For very large group-bys, pre-aggregate into a daily summary table. If your HAVING predicate is on total revenue per merchant, the dashboard does not need to scan raw events every time — a nightly merchant_daily_revenue job is one or two orders of magnitude cheaper, and your HAVING runs on a row count that fits in memory.

When the aggregate is COUNT(DISTINCT user_id) on a huge table, approximate cardinality functions help. Warehouses expose APPROX_COUNT_DISTINCT or HLL_COUNT.DISTINCT with error bounds under two percent — mention it if the interviewer cares about performance.

If you want to drill problems like these every day, NAILDD is launching with hundreds of analyst SQL drills built around exactly this pattern.

FAQ

Can I use HAVING without GROUP BY?

Yes, but only when every column in SELECT is an aggregate. The query returns one row if the predicate is satisfied and zero rows otherwise, which is occasionally useful for sanity checks like SELECT COUNT(*) FROM events HAVING COUNT(*) > 0. Almost every HAVING you write in production sits on top of a GROUP BY — treat the no-group-by form as a curiosity, not a tool.
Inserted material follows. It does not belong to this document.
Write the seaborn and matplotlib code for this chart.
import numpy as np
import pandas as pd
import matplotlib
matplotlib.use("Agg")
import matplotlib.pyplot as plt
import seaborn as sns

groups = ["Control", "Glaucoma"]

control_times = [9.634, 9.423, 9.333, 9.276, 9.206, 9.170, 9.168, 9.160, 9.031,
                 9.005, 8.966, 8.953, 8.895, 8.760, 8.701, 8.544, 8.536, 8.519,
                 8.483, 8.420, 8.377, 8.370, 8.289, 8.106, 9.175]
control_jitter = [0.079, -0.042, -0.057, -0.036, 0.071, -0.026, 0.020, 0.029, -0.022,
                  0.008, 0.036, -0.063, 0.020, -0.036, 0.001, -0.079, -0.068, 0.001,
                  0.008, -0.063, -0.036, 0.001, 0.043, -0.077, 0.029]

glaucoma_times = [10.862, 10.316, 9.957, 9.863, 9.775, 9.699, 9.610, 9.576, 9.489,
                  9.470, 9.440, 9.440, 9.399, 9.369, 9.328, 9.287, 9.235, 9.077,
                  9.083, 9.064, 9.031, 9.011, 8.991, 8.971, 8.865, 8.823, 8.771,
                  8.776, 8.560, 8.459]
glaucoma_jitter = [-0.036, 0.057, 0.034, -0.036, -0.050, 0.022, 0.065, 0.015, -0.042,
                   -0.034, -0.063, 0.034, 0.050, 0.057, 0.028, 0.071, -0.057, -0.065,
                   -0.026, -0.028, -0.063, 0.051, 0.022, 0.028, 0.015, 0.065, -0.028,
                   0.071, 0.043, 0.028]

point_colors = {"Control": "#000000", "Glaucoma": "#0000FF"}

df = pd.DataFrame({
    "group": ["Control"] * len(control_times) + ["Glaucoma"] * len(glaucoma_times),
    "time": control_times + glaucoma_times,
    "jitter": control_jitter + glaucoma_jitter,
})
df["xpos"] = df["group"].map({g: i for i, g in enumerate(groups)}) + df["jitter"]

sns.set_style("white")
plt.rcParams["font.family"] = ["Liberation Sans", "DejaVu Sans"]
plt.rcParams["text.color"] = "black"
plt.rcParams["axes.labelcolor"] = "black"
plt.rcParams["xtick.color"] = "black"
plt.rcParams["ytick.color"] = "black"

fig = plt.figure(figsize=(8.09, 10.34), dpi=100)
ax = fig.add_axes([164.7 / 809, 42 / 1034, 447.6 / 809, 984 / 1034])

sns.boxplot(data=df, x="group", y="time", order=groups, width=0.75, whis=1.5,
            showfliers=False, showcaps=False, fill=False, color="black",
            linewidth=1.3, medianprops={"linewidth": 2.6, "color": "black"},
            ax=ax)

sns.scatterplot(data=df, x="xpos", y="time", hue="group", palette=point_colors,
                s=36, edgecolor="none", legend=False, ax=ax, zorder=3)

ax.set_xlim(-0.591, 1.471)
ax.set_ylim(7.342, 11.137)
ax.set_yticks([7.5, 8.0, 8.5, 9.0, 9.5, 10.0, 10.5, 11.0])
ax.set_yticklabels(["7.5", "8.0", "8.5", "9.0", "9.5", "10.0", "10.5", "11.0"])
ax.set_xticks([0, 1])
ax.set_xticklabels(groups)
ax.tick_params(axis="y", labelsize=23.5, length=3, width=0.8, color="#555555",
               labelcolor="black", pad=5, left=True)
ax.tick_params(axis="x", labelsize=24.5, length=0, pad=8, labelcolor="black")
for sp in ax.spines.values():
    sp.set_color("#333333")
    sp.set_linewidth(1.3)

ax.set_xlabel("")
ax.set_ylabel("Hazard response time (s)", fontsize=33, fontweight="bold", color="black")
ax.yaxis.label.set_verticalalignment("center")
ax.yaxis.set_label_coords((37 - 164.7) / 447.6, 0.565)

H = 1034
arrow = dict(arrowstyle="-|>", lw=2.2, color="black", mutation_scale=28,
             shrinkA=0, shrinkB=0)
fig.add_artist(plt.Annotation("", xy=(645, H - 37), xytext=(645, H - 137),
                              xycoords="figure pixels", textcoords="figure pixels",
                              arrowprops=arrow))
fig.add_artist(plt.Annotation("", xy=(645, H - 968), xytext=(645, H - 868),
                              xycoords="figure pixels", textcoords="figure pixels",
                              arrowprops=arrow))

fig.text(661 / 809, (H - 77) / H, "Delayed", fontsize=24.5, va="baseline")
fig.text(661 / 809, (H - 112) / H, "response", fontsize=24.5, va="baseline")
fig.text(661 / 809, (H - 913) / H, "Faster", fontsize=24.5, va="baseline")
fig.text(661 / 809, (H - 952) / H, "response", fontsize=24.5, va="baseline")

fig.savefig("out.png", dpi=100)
Why does my SELECT alias work in HAVING on Postgres but not on SQL Server?

The SQL standard says HAVING is evaluated before SELECT, so aliases defined in SELECT should not be visible. PostgreSQL and MySQL bend the rule as a convenience; SQL Server and several others follow the standard strictly. Repeat the expression — it costs a few keystrokes and runs unchanged when the team migrates warehouses.

Which is faster, WHERE or HAVING?

WHERE is always at least as fast as HAVING, and usually much faster, because WHERE predicates can use indexes, partition pruning, and runtime filters before any grouping happens. HAVING operates on the already-grouped result and has none of those acceleration paths. Use WHERE for every row-level condition and reserve HAVING for genuine aggregate conditions.
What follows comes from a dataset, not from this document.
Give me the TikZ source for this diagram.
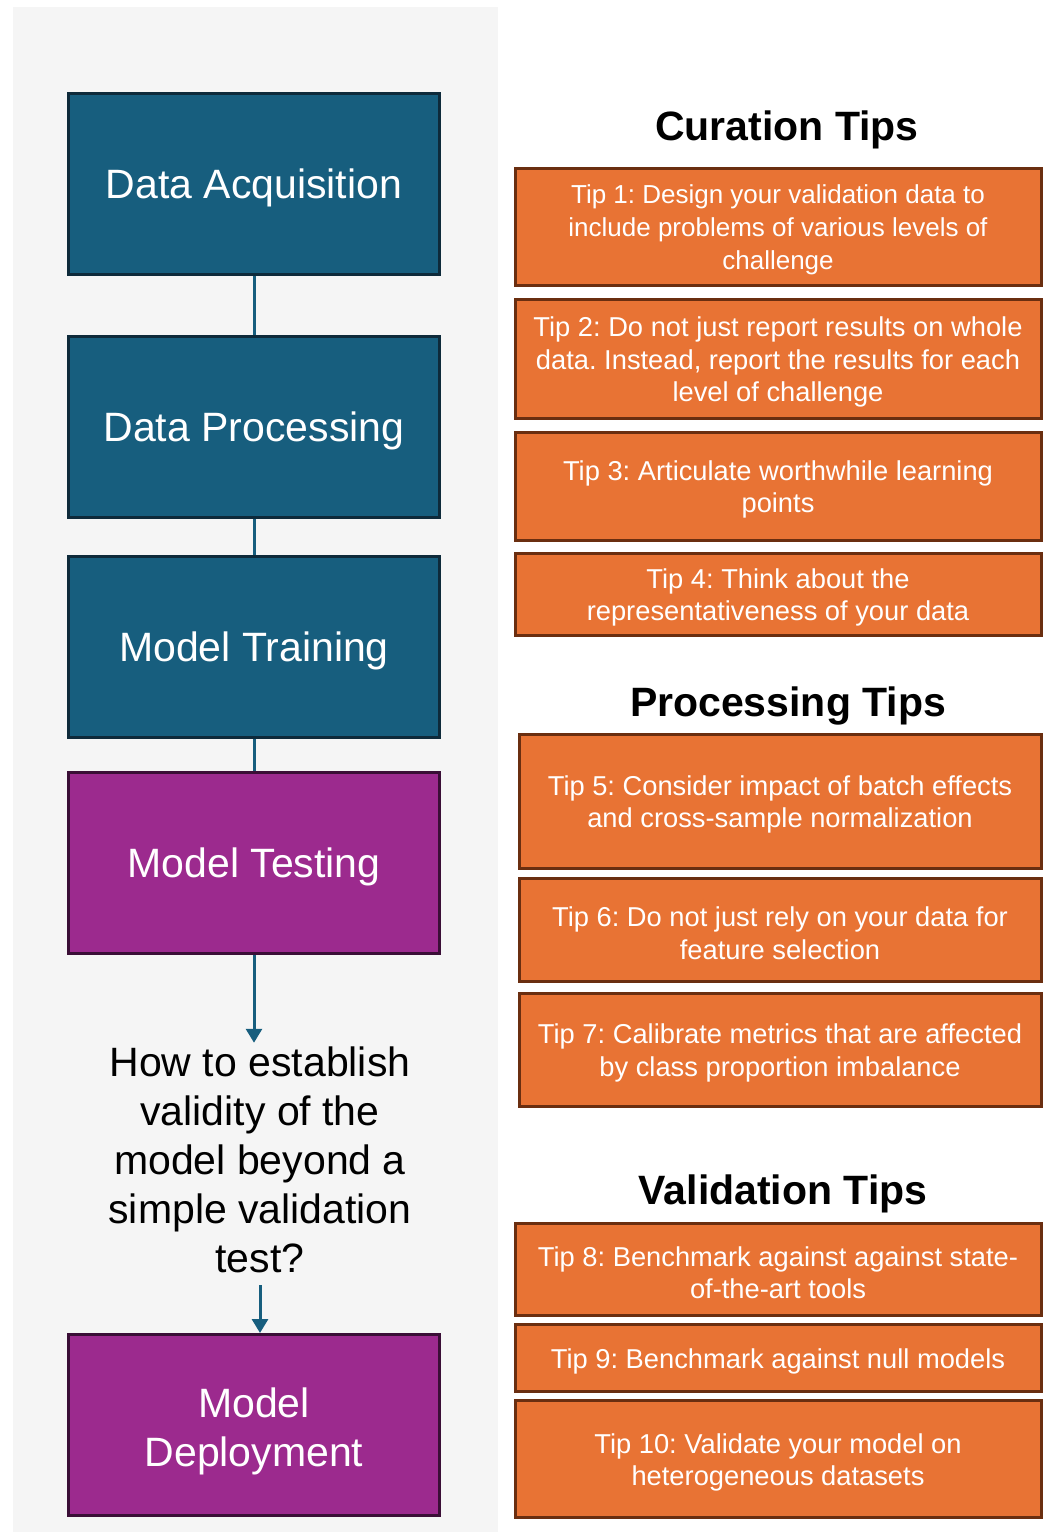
\documentclass[tikz,border=0pt]{standalone}
\usepackage{fontspec}
\setmainfont{Liberation Sans}
\frenchspacing
\usetikzlibrary{arrows.meta}
\definecolor{stageblue}{HTML}{175E7E}
\definecolor{stageblueline}{HTML}{0E2A3A}
\definecolor{stagepurple}{HTML}{9C2A8E}
\definecolor{stagepurpleline}{HTML}{3A0E36}
\definecolor{tiporange}{HTML}{E87334}
\definecolor{tipline}{HTML}{6A2E10}
\definecolor{panelgray}{HTML}{F5F5F5}
\tikzset{
  stagebox/.style={draw=stageblueline, line width=3pt, fill=stageblue,
    minimum width=371pt, minimum height=181pt, inner sep=0pt},
  purplebox/.style={stagebox, draw=stagepurpleline, fill=stagepurple},
  stagetext/.style={text=white, inner sep=0pt, align=center,
    font=\fontsize{41}{49}\selectfont},
  tipbox/.style={draw=tipline, line width=3pt, fill=tiporange, inner sep=0pt},
  tiptext/.style={text=white, inner sep=0pt, align=center,
    font=\fontsize{27.3}{32.5}\selectfont},
  tiptitle/.style={font=\fontsize{41}{48}\selectfont\bfseries, text=black, inner sep=0pt},
  link/.style={draw=stageblue, line width=3pt},
  arr/.style={link, -{Triangle[width=16pt,length=14pt]}}
}
\begin{document}
\begin{tikzpicture}[x=1pt,y=-1pt]
\useasboundingbox (0,0) rectangle (1050,1532);
\fill[white] (0,0) rectangle (1050,1532);
\fill[panelgray] (13,7) rectangle (498,1532);

% left flow
\node[stagebox] (acq) at (254,183.5) {};
\node[stagetext] (acqt) at ([yshift=-4pt]acq.center) {Data Acquisition};
\node[stagebox] (proc) at (254,427) {};
\node[stagetext] (proct) at ([yshift=-4pt]proc.center) {Data Processing};
\node[stagebox] (train) at (254,647) {};
\node[stagetext] (traint) at ([yshift=-4pt]train.center) {Model Training};
\node[purplebox] (test) at (254,863) {};
\node[stagetext] (testt) at ([yshift=-4pt]test.center) {Model Testing};
\node[stagetext, text=black, inner ysep=12pt] (q) at (260,1160)
  {How to establish\\validity of the\\model beyond a\\simple validation\\test?};
\node[purplebox] (deploy) at (254,1425) {};
\node[stagetext] (deployt) at ([yshift=-6pt]deploy.center) {Model\\Deployment};

\draw[link] (acq.south) -- (proc.north);
\draw[link] (proc.south) -- (train.north);
\draw[link] (train.south) -- (test.north);
\draw[arr, shorten >=-8pt] (test.south) -- (test.south |- q.north);
\draw[arr] (q.south) -- (q.south |- deploy.north);

% right tips
\node[tiptitle] (cur) at (787,130) {Curation Tips};
\node[tipbox, minimum width=526pt, minimum height=117pt] (t1) at (778,226.5) {};
\node[tiptext, font=\fontsize{26}{33}\selectfont] (t1t) at ([yshift=-3.5pt]t1.center)
  {Tip 1: Design your validation data to\\include problems of various levels of\\challenge};
\node[tipbox, minimum width=526pt, minimum height=119pt] (t2) at (778,358.5) {};
\node[tiptext] (t2t) at ([yshift=-3.5pt]t2.center)
  {Tip 2: Do not just report results on whole\\data. Instead, report the results for each\\level of challenge};
\node[tipbox, minimum width=526pt, minimum height=108pt] (t3) at (778,486) {};
\node[tiptext] (t3t) at ([yshift=-3.5pt]t3.center)
  {Tip 3: Articulate worthwhile learning\\points};
\node[tipbox, minimum width=526pt, minimum height=82pt] (t4) at (778,594) {};
\node[tiptext] (t4t) at ([yshift=-3.5pt]t4.center)
  {Tip 4: Think about the\\representativeness of your data};

\node[tiptitle] (pro) at (788,706) {Processing Tips};
\node[tipbox, minimum width=522pt, minimum height=134pt] (t5) at (780,801) {};
\node[tiptext] (t5t) at ([yshift=-3.5pt]t5.center)
  {Tip 5: Consider impact of batch effects\\and cross-sample normalization};
\node[tipbox, minimum width=522pt, minimum height=103pt] (t6) at (780,929.5) {};
\node[tiptext] (t6t) at ([yshift=-3.5pt]t6.center)
  {Tip 6: Do not just rely on your data for\\feature selection};
\node[tipbox, minimum width=522pt, minimum height=113pt] (t7) at (780,1049.5) {};
\node[tiptext] (t7t) at ([yshift=-3.5pt]t7.center)
  {Tip 7: Calibrate metrics that are affected\\by class proportion imbalance};

\node[tiptitle] (val) at (783,1194) {Validation Tips};
\node[tipbox, minimum width=526pt, minimum height=92pt] (t8) at (778,1269) {};
\node[tiptext] (t8t) at ([yshift=-3.5pt]t8.center)
  {Tip 8: Benchmark against against state-\\of-the-art tools};
\node[tipbox, minimum width=526pt, minimum height=67pt] (t9) at (778,1357.5) {};
\node[tiptext] (t9t) at ([yshift=-3.5pt]t9.center)
  {Tip 9: Benchmark against null models};
\node[tipbox, minimum width=526pt, minimum height=117pt] (t10) at (778,1458.5) {};
\node[tiptext] (t10t) at ([yshift=-4pt]t10.center)
  {Tip 10: Validate your model on\\heterogeneous datasets};
\end{tikzpicture}
\end{document}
How does HAVING handle NULL aggregates?

Aggregate functions ignore NULL inputs by default, so AVG, SUM, MIN, and MAX return NULL only when every input in the group is NULL. A predicate like HAVING AVG(amount) > 100 silently drops those all-null groups because NULL > 100 evaluates as unknown. If you want to keep them, write HAVING AVG(amount) > 100 OR AVG(amount) IS NULL.

Can I use a window function inside HAVING?

No. Windows run in the SELECT stage of evaluation, which happens after HAVING. To filter on a window result — like "top three rows per group" — wrap the window in a subquery or CTE and filter outside, or use QUALIFY on Snowflake, BigQuery, and Databricks. HAVING ROW_NUMBER() OVER ... <= 3 is a guaranteed parse error.

Is HAVING evaluated before or after ORDER BY?

Before. The engine filters groups first, then sorts what remains. That ordering also means a SELECT alias is visible to ORDER BY on every major engine, even when the same alias is not visible to HAVING on engines that follow the standard strictly.